The Company and Grantee therefore agree as follows:
1.Grant of Performance Shares. Pursuant to the Plan and subject further to the terms and conditions herein, the Company and Grantee enter into this Agreement pursuant to which the Grantee has a target of ________ performance shares (the "Target Award") where each performance share represents the right to receive the cash equivalent of the Fair Market Value of one share of Common Stock (the "Performance Shares"). The range of Performance Shares which may be earned by the Grantee is 0 to 300% of the Target Award.
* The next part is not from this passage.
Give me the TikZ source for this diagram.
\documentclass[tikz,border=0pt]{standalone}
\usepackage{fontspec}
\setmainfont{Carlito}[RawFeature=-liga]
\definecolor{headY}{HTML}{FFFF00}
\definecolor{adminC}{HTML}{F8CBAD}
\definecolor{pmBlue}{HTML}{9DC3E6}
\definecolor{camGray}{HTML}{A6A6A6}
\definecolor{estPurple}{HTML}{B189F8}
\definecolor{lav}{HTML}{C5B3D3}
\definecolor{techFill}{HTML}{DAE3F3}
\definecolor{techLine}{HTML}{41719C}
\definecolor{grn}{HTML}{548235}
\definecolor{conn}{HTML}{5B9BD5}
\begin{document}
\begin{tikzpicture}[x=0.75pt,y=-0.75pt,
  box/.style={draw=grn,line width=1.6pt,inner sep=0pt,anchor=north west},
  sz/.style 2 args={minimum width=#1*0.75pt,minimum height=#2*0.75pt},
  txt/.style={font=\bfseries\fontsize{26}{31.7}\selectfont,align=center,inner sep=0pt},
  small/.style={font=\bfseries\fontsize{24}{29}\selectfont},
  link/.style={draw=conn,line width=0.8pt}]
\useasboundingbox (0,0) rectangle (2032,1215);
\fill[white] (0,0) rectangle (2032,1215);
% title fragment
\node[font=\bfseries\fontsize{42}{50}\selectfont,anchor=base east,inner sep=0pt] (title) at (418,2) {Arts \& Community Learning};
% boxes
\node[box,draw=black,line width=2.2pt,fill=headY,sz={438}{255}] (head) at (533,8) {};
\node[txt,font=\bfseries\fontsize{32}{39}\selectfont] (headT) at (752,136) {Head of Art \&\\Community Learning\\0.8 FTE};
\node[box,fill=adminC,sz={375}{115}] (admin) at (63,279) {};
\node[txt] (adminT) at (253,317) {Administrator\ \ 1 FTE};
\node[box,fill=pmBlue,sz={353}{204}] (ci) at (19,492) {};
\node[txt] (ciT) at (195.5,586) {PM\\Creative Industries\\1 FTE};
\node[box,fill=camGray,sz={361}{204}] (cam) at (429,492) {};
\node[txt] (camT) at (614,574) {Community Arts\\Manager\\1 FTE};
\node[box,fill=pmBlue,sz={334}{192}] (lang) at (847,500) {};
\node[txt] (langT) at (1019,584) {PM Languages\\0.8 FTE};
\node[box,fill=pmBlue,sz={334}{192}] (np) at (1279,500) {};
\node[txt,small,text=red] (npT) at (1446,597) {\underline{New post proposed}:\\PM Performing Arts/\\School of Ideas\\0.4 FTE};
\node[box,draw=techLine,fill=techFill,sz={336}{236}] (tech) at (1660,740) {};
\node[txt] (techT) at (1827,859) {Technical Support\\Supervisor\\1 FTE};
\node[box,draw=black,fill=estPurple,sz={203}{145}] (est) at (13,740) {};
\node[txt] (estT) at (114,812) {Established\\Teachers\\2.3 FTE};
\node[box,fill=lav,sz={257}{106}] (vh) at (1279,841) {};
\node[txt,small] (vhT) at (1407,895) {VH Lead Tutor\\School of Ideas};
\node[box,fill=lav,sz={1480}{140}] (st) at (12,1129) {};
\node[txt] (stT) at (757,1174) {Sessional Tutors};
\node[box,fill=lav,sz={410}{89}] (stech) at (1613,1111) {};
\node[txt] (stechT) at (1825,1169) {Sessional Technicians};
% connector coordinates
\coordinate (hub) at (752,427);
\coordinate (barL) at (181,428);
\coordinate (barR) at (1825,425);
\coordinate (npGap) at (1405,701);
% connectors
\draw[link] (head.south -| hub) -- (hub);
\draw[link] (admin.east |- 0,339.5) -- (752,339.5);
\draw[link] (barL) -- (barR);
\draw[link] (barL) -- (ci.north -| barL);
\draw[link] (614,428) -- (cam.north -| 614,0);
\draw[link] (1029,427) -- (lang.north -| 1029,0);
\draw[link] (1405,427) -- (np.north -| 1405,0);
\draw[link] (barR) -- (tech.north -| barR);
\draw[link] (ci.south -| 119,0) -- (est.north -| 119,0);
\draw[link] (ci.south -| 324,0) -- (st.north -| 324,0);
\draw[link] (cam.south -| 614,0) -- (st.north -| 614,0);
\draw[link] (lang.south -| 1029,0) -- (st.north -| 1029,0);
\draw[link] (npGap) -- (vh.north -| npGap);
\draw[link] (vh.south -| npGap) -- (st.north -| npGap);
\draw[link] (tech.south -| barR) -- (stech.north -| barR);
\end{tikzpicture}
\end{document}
The Performance Shares that will vest, if at all, are the Adjusted Performance Shares determined based on the performance metrics set forth in Exhibit A to this Agreement; provided that, subject to the provisions of Section 4, the Grantee remains in continuous employment with the Company through the last day of the Performance Period (as defined below). For purposes of this Agreement, references to employment with the Company include employment with any successor to the Company as well as employment with any Subsidiary.
2.Performance Period. Subject to the provisions of Section 4, Performance Shares will be paid to the Grantee, if at all, following the close of the performance period beginning on December 31, 2019 and ending on December 31, 2022 (the "Performance Period") based upon the Company's achievement of the performance metrics set forth in Exhibit A.
3.Payment of Performance Shares. Upon vesting of the Adjusted Performance Shares in accordance with Exhibit A or Section 4, the Adjusted Performance Shares shall be settled in cash, in each case subject to Section 7. For those Adjusted Performance Shares settleable in cash, the Grantee shall be entitled to receive a cash lump sum payment in an amount that is equal to (i)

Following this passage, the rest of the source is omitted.